En dan was er natuurlijk Frits Bolkestein. Vorige jaar wist de inmiddels 89-jarige VVD-politcus nog enige opzien te baren door binnen te wandelen met Soumaya Sahla (39), die ooit als lid van de Hofstad-groep heeft vastgezeten, maar die allang is bekeerd tot het rationalisme. Wilders heeft er in de Kamer nog een grotesk nummer van gemaakt in zijn onmuzikale staccato-manier van praten. Dit keer werd Bolkestein vergezeld door Femke Boersma (86), zijn eigen vrouw.
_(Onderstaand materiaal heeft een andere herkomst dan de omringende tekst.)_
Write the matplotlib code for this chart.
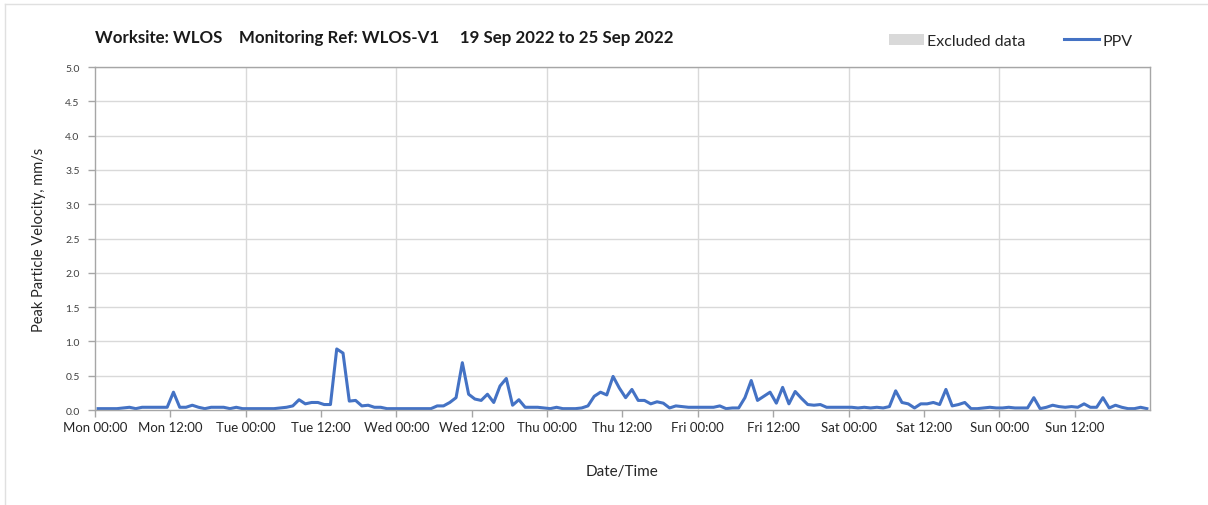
import matplotlib.pyplot as plt
from matplotlib.lines import Line2D
from matplotlib.patches import Patch
import numpy as np

plt.rcParams['font.family'] = ['Lato', 'DejaVu Sans']

# hourly PPV readings (mm/s), one list per day, Mon 19 Sep to Sun 25 Sep 2022
mon = [0.02, 0.02, 0.02, 0.02, 0.03, 0.04, 0.02, 0.04, 0.04, 0.04, 0.04, 0.04,
       0.26, 0.04, 0.04, 0.07, 0.04, 0.02, 0.04, 0.04, 0.04, 0.02, 0.04, 0.02]
tue = [0.02, 0.02, 0.02, 0.02, 0.02, 0.03, 0.04, 0.06, 0.15, 0.09, 0.11, 0.11,
       0.08, 0.08, 0.89, 0.83, 0.13, 0.14, 0.06, 0.07, 0.04, 0.04, 0.02, 0.02]
wed = [0.02, 0.02, 0.02, 0.02, 0.02, 0.02, 0.06, 0.06, 0.11, 0.18, 0.69, 0.23,
       0.16, 0.14, 0.23, 0.11, 0.35, 0.46, 0.07, 0.15, 0.04, 0.04, 0.04, 0.03]
thu = [0.02, 0.04, 0.02, 0.02, 0.02, 0.03, 0.06, 0.20, 0.26, 0.22, 0.49, 0.32,
       0.18, 0.30, 0.14, 0.14, 0.09, 0.12, 0.10, 0.03, 0.06, 0.05, 0.04, 0.04]
fri = [0.04, 0.04, 0.04, 0.06, 0.02, 0.03, 0.03, 0.18, 0.43, 0.14, 0.20, 0.26,
       0.10, 0.33, 0.09, 0.27, 0.17, 0.08, 0.07, 0.08, 0.04, 0.04, 0.04, 0.04]
sat = [0.04, 0.03, 0.04, 0.03, 0.04, 0.03, 0.05, 0.28, 0.11, 0.09, 0.03, 0.09,
       0.09, 0.11, 0.08, 0.30, 0.06, 0.08, 0.11, 0.02, 0.02, 0.03, 0.04, 0.03]
sun = [0.03, 0.04, 0.03, 0.03, 0.03, 0.18, 0.02, 0.04, 0.07, 0.05, 0.04, 0.05,
       0.04, 0.09, 0.04, 0.04, 0.18, 0.03, 0.07, 0.04, 0.02, 0.02, 0.04, 0.02]

days = ['Mon', 'Tue', 'Wed', 'Thu', 'Fri', 'Sat', 'Sun']
tick_labels = [f'{d} {t}' for d in days for t in ('00:00', '12:00')]

ppv = np.array(mon + tue + wed + thu + fri + sat + sun)
hours = np.arange(len(ppv)) + 0.5

fig = plt.figure(figsize=(12.08, 5.06), dpi=100)
ax = fig.add_axes([0.0786, 0.1877, 0.8734, 0.6779])

ax.plot(hours, ppv, color='#4472c4', lw=2.2, solid_joinstyle='round')

ax.set_xlim(0, 168)
ax.set_ylim(0, 5)
ax.set_xticks(np.arange(0, 168, 12))
ax.set_xticklabels(tick_labels, fontsize=9.5, color='#262626')
ax.set_yticks(np.arange(0, 5.01, 0.5))
ax.set_yticklabels([f'{v:.1f}' for v in np.arange(0, 5.01, 0.5)],
                   fontsize=7.5, color='#404040')

# gridlines: horizontal every 0.5, vertical at each midnight
for v in np.arange(0.5, 5.01, 0.5):
    ax.axhline(v, color='#d9d9d9', lw=1, zorder=0)
for d in range(1, 7):
    ax.axvline(d * 24, color='#d9d9d9', lw=1, zorder=0)

for s in ax.spines.values():
    s.set_color('#a6a6a6')
    s.set_linewidth(1)
ax.tick_params(axis='both', colors='#a6a6a6', length=5, width=1)
ax.tick_params(axis='x', labelcolor='#262626', pad=3)
ax.tick_params(axis='y', labelcolor='#404040', pad=6)

ax.set_ylabel('Peak Particle Velocity, mm/s', fontsize=10.5, color='#262626', labelpad=14)
ax.set_xlabel('Date/Time', fontsize=11, color='#262626', labelpad=22)

fig.text(0.0786, 0.925, 'Worksite: WLOS    Monitoring Ref: WLOS-V1     19 Sep 2022 to 25 Sep 2022',
         fontsize=12.2, fontweight='bold', color='#1a1a1a', va='center')

handles = [Patch(facecolor='#d9d9d9', edgecolor='none', label='Excluded data'),
           Line2D([], [], color='#4472c4', lw=2.2, label='PPV')]
fig.legend(handles=handles, loc='center left', bbox_to_anchor=(0.724, 0.917),
           ncol=2, frameon=False, fontsize=11.5, handlelength=2.2, handletextpad=0.2,
           columnspacing=2.4, labelcolor='#262626')

# thin frame along the top and left edges of the figure
fig.add_artist(Line2D([0.004, 1], [0.99, 0.99], color='#e0e0e0', lw=1, transform=fig.transFigure))
fig.add_artist(Line2D([0.004, 0.004], [0, 0.99], color='#e0e0e0', lw=1, transform=fig.transFigure))

fig.savefig('out.png', dpi=100)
De politiek was verder eerder lang dan breed vertegenwoordigd in de persoon van Robbert Dijkgraaf, die puffend vanuit Den Haag kwam aanrennen. Het was daar, zo begrepen wij, weer een narrow escape geweest. De minister verkeerde ook in het gezelschap van zijn eigen vrouw, de charmante Pia de Jong, wier stukjes helaas zijn opgehouden in NRC Handelsblad. Het vermoeden werd uitgesproken dat die te weinig divers waren. En te blank, wat ook in niemands voordeel spreekt.

Er waren te veel aanwezigen om op te noemen. Veel oude witte mannen trouwens ook, die vond je vooral zittend op bankjes. Sytze van der Zee (oud-hoofdredacteur van Het Parool) en meester-commentator Martin Sommer van de Volkskrant, die, naar verluidt, volgend jaar met pensioen wil. En Brammetje de Swaan niet te vergeten, die vroeger Abraham heette, maar die steeds meer op de oude Brammetje begint te lijken, wat wil zeggen dat je erg met hem lachen kunt.

Ten slotte was het tijd om naar huis te gaan. Toen ik de volgende morgen wakker werd, stond mijn geliefde aan het bed met een kruik. ‘Gaat het weer een beetje, meneer Pam?’, vroeg ze.